◆ Source material ◆
--- begin ---
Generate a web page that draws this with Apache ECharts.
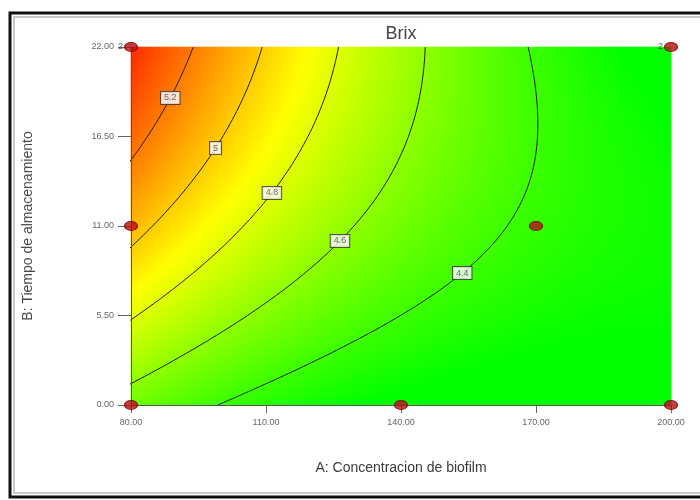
--- end ---
--- begin ---
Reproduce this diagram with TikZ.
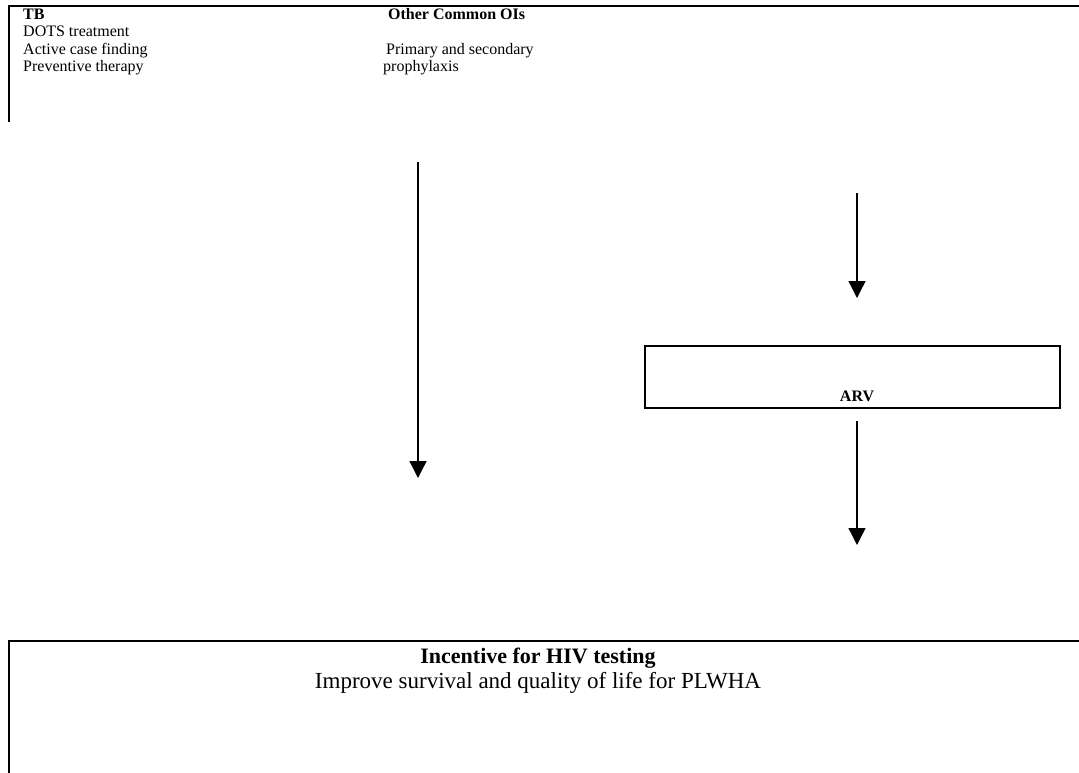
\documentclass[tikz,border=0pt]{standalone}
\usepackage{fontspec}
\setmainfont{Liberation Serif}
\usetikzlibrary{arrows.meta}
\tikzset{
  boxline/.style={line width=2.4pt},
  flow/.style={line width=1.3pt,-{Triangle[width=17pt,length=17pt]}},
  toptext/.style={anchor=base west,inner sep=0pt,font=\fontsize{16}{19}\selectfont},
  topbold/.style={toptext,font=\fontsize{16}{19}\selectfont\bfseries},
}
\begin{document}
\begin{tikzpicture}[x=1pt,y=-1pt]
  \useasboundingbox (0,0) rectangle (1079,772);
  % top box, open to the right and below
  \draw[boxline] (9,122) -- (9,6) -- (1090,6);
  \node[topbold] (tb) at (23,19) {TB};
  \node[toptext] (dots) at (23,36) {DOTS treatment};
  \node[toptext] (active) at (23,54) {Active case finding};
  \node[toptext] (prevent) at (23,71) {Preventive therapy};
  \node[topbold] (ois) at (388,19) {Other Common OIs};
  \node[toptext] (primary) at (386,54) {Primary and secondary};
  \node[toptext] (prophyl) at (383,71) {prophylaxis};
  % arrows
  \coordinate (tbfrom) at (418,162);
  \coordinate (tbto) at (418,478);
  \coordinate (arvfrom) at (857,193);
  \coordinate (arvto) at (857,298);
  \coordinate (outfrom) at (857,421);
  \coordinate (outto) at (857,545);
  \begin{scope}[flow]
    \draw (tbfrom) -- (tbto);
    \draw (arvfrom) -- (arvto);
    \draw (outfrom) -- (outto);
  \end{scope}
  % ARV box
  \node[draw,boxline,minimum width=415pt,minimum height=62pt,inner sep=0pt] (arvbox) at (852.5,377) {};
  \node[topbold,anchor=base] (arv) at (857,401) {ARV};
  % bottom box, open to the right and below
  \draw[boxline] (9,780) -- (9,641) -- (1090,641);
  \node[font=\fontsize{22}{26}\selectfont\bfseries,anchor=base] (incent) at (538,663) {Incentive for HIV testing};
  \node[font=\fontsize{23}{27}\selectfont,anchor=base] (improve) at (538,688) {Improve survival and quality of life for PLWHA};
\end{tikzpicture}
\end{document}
--- end ---
◆ Stated goal ◆
Establish how many lines of the material above hold the word "with". Nothing but the count should be returned.

◆ The reply ◆
2